··· SUPPLIED MATERIAL

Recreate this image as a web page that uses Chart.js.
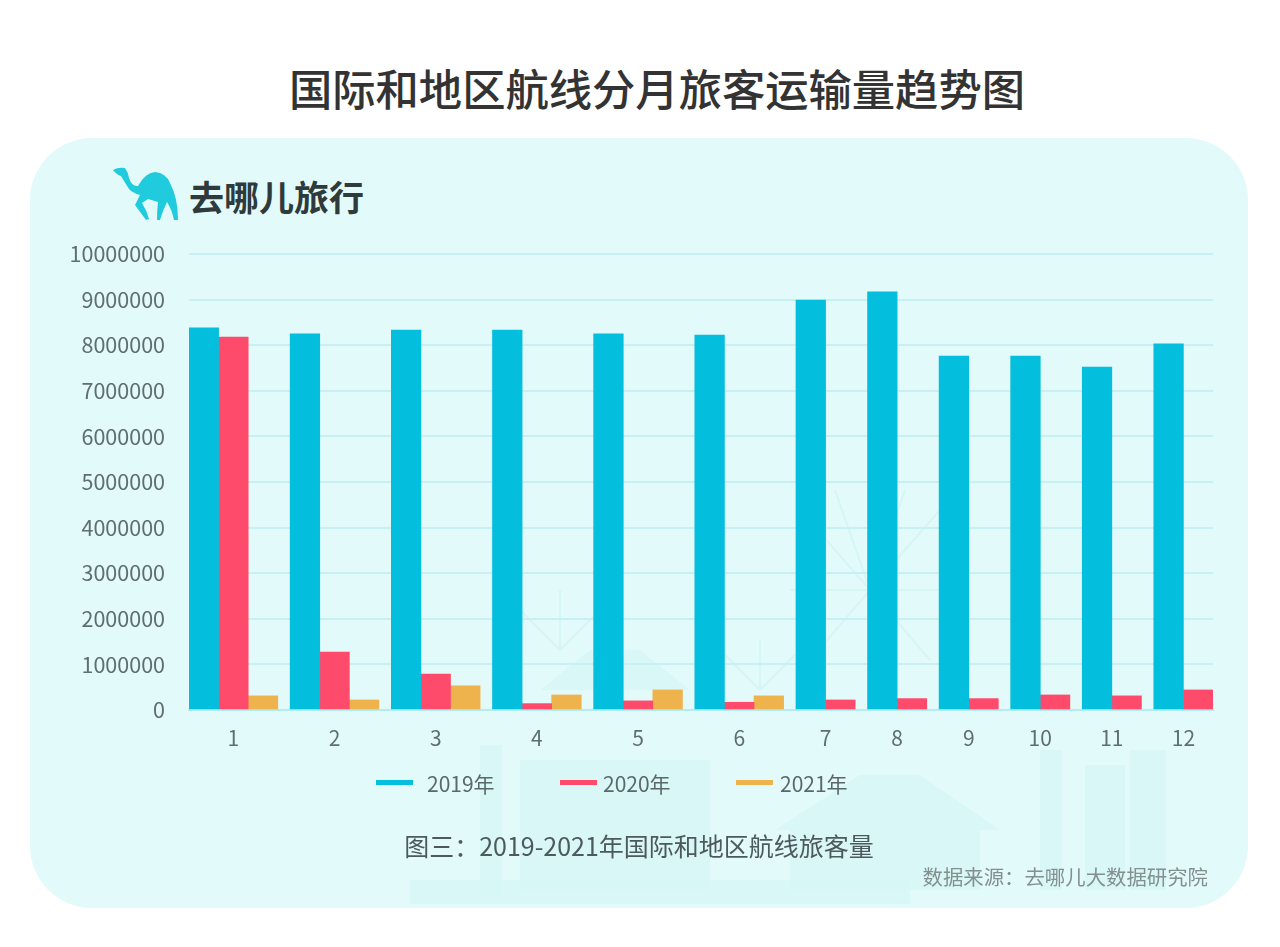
<!DOCTYPE html>
<html lang="zh">
<head>
<meta charset="utf-8">
<title>国际和地区航线分月旅客运输量趋势图</title>
<script src="https://cdn.jsdelivr.net/npm/chart.js@4/dist/chart.umd.js"></script>
<style>
  html, body { margin: 0; padding: 0; background: #fff; }
  body { position: relative; width: 1280px; height: 947px; overflow: hidden; font-family: "Noto Sans CJK SC", sans-serif; }
  .panel { position: absolute; left: 30px; top: 138px; width: 1218px; height: 770px; border-radius: 62px; background: #e3fafa; }
  .art { position: absolute; left: 0; top: 0; }
  canvas { position: absolute; left: 0; top: 0; }
  .abs { position: absolute; white-space: nowrap; }
  h1 { margin: 0; left: 0; width: 1314px; text-align: center; top: 55px; line-height: 64px; font-size: 43.3px; font-weight: 500; color: #333; }
  .brand { left: 189px; top: 170px; line-height: 52px; font-size: 35px; font-weight: 700; color: #2f3a3c; }
  .caption { left: 0; width: 1278px; text-align: center; top: 826px; line-height: 38px; font-size: 25px; color: #4d5a5c; }
  .source { right: 72px; top: 861px; line-height: 30px; font-size: 20.4px; color: #82908f; }
  #legend { position: absolute; top: 766px; left: 0; height: 34px; width: 1280px; font-size: 21px; color: #5a6869; }
  .item { position: absolute; top: 0; line-height: 34px; }
  .item i { position: absolute; top: 14px; width: 37px; height: 5px; left: -50px; }
</style>
</head>
<body>
<div class="panel"></div>
<svg class="art" width="1280" height="947" fill="none" stroke="#d2f3f3" stroke-width="2">
  <!-- faint backdrop -->
  <g stroke-opacity="0.75">
    <path d="M870 590V470M870 590L800 510M870 590L940 510M870 590L790 590M870 590L955 590M870 590L810 660M870 590L930 660M870 590L835 490M870 590L905 490"/>
    <path d="M560 650V590M560 650L520 610M560 650L600 610M760 690V640M760 690L725 655M760 690L795 655"/>
  </g>
  <g fill="#d5f5f5" stroke="none" fill-opacity="0.7">
    <path d="M540 690L590 650L640 650L690 690Z"/>
    <rect x="520" y="760" width="190" height="130"/>
    <rect x="480" y="745" width="22" height="150"/>
    <path d="M775 830L860 775L920 775L1000 830Z"/>
    <rect x="790" y="830" width="190" height="60"/>
    <rect x="1040" y="750" width="22" height="140"/>
    <rect x="1085" y="765" width="40" height="125"/>
    <rect x="1130" y="750" width="36" height="140"/>
    <rect x="410" y="880" width="500" height="24"/>
  </g>
  <path fill="#1fcbdc" stroke="none" d="M113 170Q118 167 125 168Q128 172 129 178Q132 187 138 186Q145 173 155 172Q166 173 170 183Q178 198 178 220L174 220Q172 210 167 202Q163 210 160 220L157 220Q157 210 158 202L148 199L142 203Q147 211 149 219L146 220L135 205L140 195Q133 193 129 189Q124 181 121 176Q117 175 113 170Z"/>
</svg>
<h1 class="abs">国际和地区航线分月旅客运输量趋势图</h1>
<div class="abs brand">去哪儿旅行</div>
<canvas id="chart" width="1280" height="947"></canvas>
<div id="legend"></div>
<div class="abs caption">图三：2019-2021年国际和地区航线旅客量</div>
<div class="abs source">数据来源：去哪儿大数据研究院</div>

<script>
const months = ['1', '2', '3', '4', '5', '6', '7', '8', '9', '10', '11', '12'];
const yearLabels = ['2019年', '2020年', '2021年'];
const values2019 = [8380000, 8250000, 8330000, 8330000, 8250000, 8220000, 8990000, 9170000, 7760000, 7760000, 7520000, 8030000];
const values2020 = [8180000, 1270000, 790000, 140000, 200000, 170000, 220000, 250000, 250000, 330000, 310000, 440000];
const values2021 = [310000, 220000, 530000, 330000, 440000, 310000, null, null, null, null, null, null];

const BAR_WIDTH = 29.6;
const FONT = '"Noto Sans CJK SC", sans-serif';
const TICK_COLOR = '#5f6e6f';

// months without 2021 data have only two bars, so their slot is narrower
const barCounts = months.map((m, i) =>
    [values2019, values2020, values2021].filter(s => s[i] !== null).length);
const totalBars = barCounts.reduce((a, b) => a + b, 0);

class MonthScale extends Chart.CategoryScale {
    static id = 'monthScale';
    static defaults = Chart.CategoryScale.defaults;

    getPixelForValue(value) {
        if (typeof value !== 'number') {
            value = this.parse(value);
        }
        const gap = (this.width - totalBars * BAR_WIDTH) / (months.length - 1);
        let x = this.left;
        for (let i = 0; i < value; i++) {
            x += barCounts[i] * BAR_WIDTH + gap;
        }
        return x + barCounts[value] * BAR_WIDTH / 2;
    }
}
Chart.register(MonthScale);

const chart = new Chart(document.getElementById('chart'), {
    type: 'bar',
    data: {
        labels: months,
        datasets: [
            { label: yearLabels[0], data: values2019, backgroundColor: '#04bedd', barThickness: BAR_WIDTH, skipNull: true },
            { label: yearLabels[1], data: values2020, backgroundColor: '#ff4b6b', barThickness: BAR_WIDTH, skipNull: true },
            { label: yearLabels[2], data: values2021, backgroundColor: '#efb34d', barThickness: BAR_WIDTH, skipNull: true }
        ]
    },
    options: {
        responsive: false,
        animation: false,
        events: [],
        layout: { padding: { top: 254, right: 67, bottom: 197, left: 0 } },
        plugins: {
            legend: { display: false },
            tooltip: { enabled: false }
        },
        scales: {
            x: {
                type: 'monthScale',
                afterFit: scale => { scale.height = 40; },
                grid: { display: false },
                border: { color: '#b4ecf0', width: 2 },
                ticks: { autoSkip: false, maxRotation: 0, padding: 7, color: TICK_COLOR, font: { family: FONT, size: 21 } }
            },
            y: {
                min: 0,
                max: 10000000,
                afterFit: scale => { scale.width = 189; },
                grid: { color: '#c6f0f3', lineWidth: 2, drawTicks: false },
                border: { display: false },
                ticks: {
                    stepSize: 1000000,
                    padding: 24,
                    color: TICK_COLOR,
                    font: { family: FONT, size: 21.5 },
                    callback: value => String(value)
                }
            }
        }
    }
});

// legend is laid out in the page so the items can sit where the original has them
const legendLeft = [427, 603, 780];
const legendLine = [-51, -43, -44];
chart.data.datasets.forEach((ds, i) => {
    const item = document.createElement('div');
    item.className = 'item';
    item.style.left = legendLeft[i] + 'px';
    const swatch = document.createElement('i');
    swatch.style.background = ds.backgroundColor;
    swatch.style.left = legendLine[i] + 'px';
    item.appendChild(swatch);
    item.appendChild(document.createTextNode(ds.label));
    document.getElementById('legend').appendChild(item);
});
</script>
</body>
</html>
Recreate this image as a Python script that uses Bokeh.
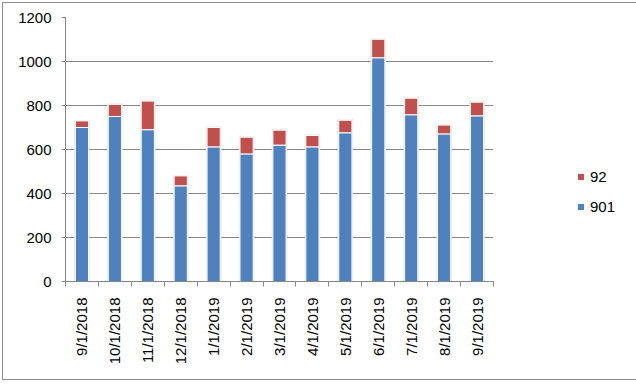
from bokeh.plotting import figure
from bokeh.models import ColumnDataSource, FixedTicker, Legend, LegendItem
from bokeh.embed import file_html
from bokeh.resources import INLINE

dates = ["9/1/2018", "10/1/2018", "11/1/2018", "12/1/2018", "1/1/2019", "2/1/2019",
         "3/1/2019", "4/1/2019", "5/1/2019", "6/1/2019", "7/1/2019", "8/1/2019", "9/1/2019"]
s901 = [700, 750, 690, 435, 612, 580, 620, 612, 676, 1017, 758, 671, 753]
s92 = [30, 55, 130, 45, 88, 76, 68, 52, 57, 84, 75, 40, 62]
y_ticks = [0, 200, 400, 600, 800, 1000, 1200]

BLUE = "#4F81BD"
RED = "#C0504D"
GRID = "#868686"
FONT = "Liberation Sans"

n = len(dates)
xs = [i + 0.5 for i in range(n)]
total = [a + b for a, b in zip(s901, s92)]
src = ColumnDataSource(dict(x=xs, s901=s901, s92=s92, total=total,
                            shadow_top=[t + 4 for t in total]))

p = figure(frame_width=428, frame_height=264, x_range=(0, n), y_range=(0, 1200),
           output_backend="svg", toolbar_location=None,
           min_border_left=62, min_border_top=14, min_border_right=137, min_border_bottom=98)
p.styles = {"border": "1px solid #8c8c8c", "margin-left": "2px", "margin-top": "2px"}
p.outline_line_color = None
p.background_fill_color = "white"
p.border_fill_color = "white"

p.xgrid.grid_line_color = None
p.ygrid.grid_line_color = GRID
p.ygrid.ticker = FixedTicker(ticks=y_ticks)

# shadow
p.vbar(x="x", width=0.47, bottom=0, top="shadow_top", source=src,
       fill_color="#e4e4e4", line_color=None)
blue = p.vbar(x="x", width=0.4, bottom=0, top="s901", source=src,
              fill_color=BLUE, line_color="white", line_width=1)
red = p.vbar(x="x", width=0.4, bottom="s901", top="total", source=src,
             fill_color=RED, line_color="white", line_width=1)

# y axis
ya = p.yaxis[0]
ya.ticker = FixedTicker(ticks=y_ticks)
ya.axis_line_color = GRID
ya.major_tick_line_color = GRID
ya.major_tick_out = 4
ya.major_tick_in = 0
ya.minor_tick_line_color = None
ya.major_label_text_font = FONT
ya.major_label_text_font_size = "15px"
ya.major_label_text_color = "black"
ya.major_label_standoff = 10

# x axis
xa = p.xaxis[0]
xa.ticker = FixedTicker(ticks=xs, minor_ticks=list(range(n + 1)))
xa.major_label_overrides = {x: d for x, d in zip(xs, dates)}
xa.major_label_orientation = 3.14159265 / 2
xa.axis_line_color = GRID
xa.major_tick_line_color = None
xa.major_tick_out = 0
xa.major_tick_in = 0
xa.minor_tick_line_color = GRID
xa.minor_tick_out = 5
xa.minor_tick_in = 0
xa.major_label_text_font = FONT
xa.major_label_text_font_size = "15px"
xa.major_label_text_color = "black"
xa.major_label_standoff = 11

legend = Legend(items=[LegendItem(label="92", renderers=[red]),
                       LegendItem(label="901", renderers=[blue])],
                location=(83, 65), glyph_width=9, glyph_height=9,
                label_standoff=5, label_height=20, spacing=10,
                padding=0, margin=0, border_line_color=None,
                background_fill_alpha=0,
                label_text_font=FONT, label_text_font_size="15px",
                label_text_color="black")
p.add_layout(legend, "right")

open("out.html", "w").write(file_html(p, INLINE))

······

[YOUR OBJECTIVE] Lines from the one with "Recreate this image as a Python" through the one with "shadow_top=[t + 4" are the only ones to quote. Quote them exactly and leave out pictures.

[RESULT BELOW]
Recreate this image as a Python script that uses Bokeh.
from bokeh.plotting import figure
from bokeh.models import ColumnDataSource, FixedTicker, Legend, LegendItem
from bokeh.embed import file_html
from bokeh.resources import INLINE

dates = ["9/1/2018", "10/1/2018", "11/1/2018", "12/1/2018", "1/1/2019", "2/1/2019",
         "3/1/2019", "4/1/2019", "5/1/2019", "6/1/2019", "7/1/2019", "8/1/2019", "9/1/2019"]
s901 = [700, 750, 690, 435, 612, 580, 620, 612, 676, 1017, 758, 671, 753]
s92 = [30, 55, 130, 45, 88, 76, 68, 52, 57, 84, 75, 40, 62]
y_ticks = [0, 200, 400, 600, 800, 1000, 1200]

BLUE = "#4F81BD"
RED = "#C0504D"
GRID = "#868686"
FONT = "Liberation Sans"

n = len(dates)
xs = [i + 0.5 for i in range(n)]
total = [a + b for a, b in zip(s901, s92)]
src = ColumnDataSource(dict(x=xs, s901=s901, s92=s92, total=total,
                            shadow_top=[t + 4 for t in total]))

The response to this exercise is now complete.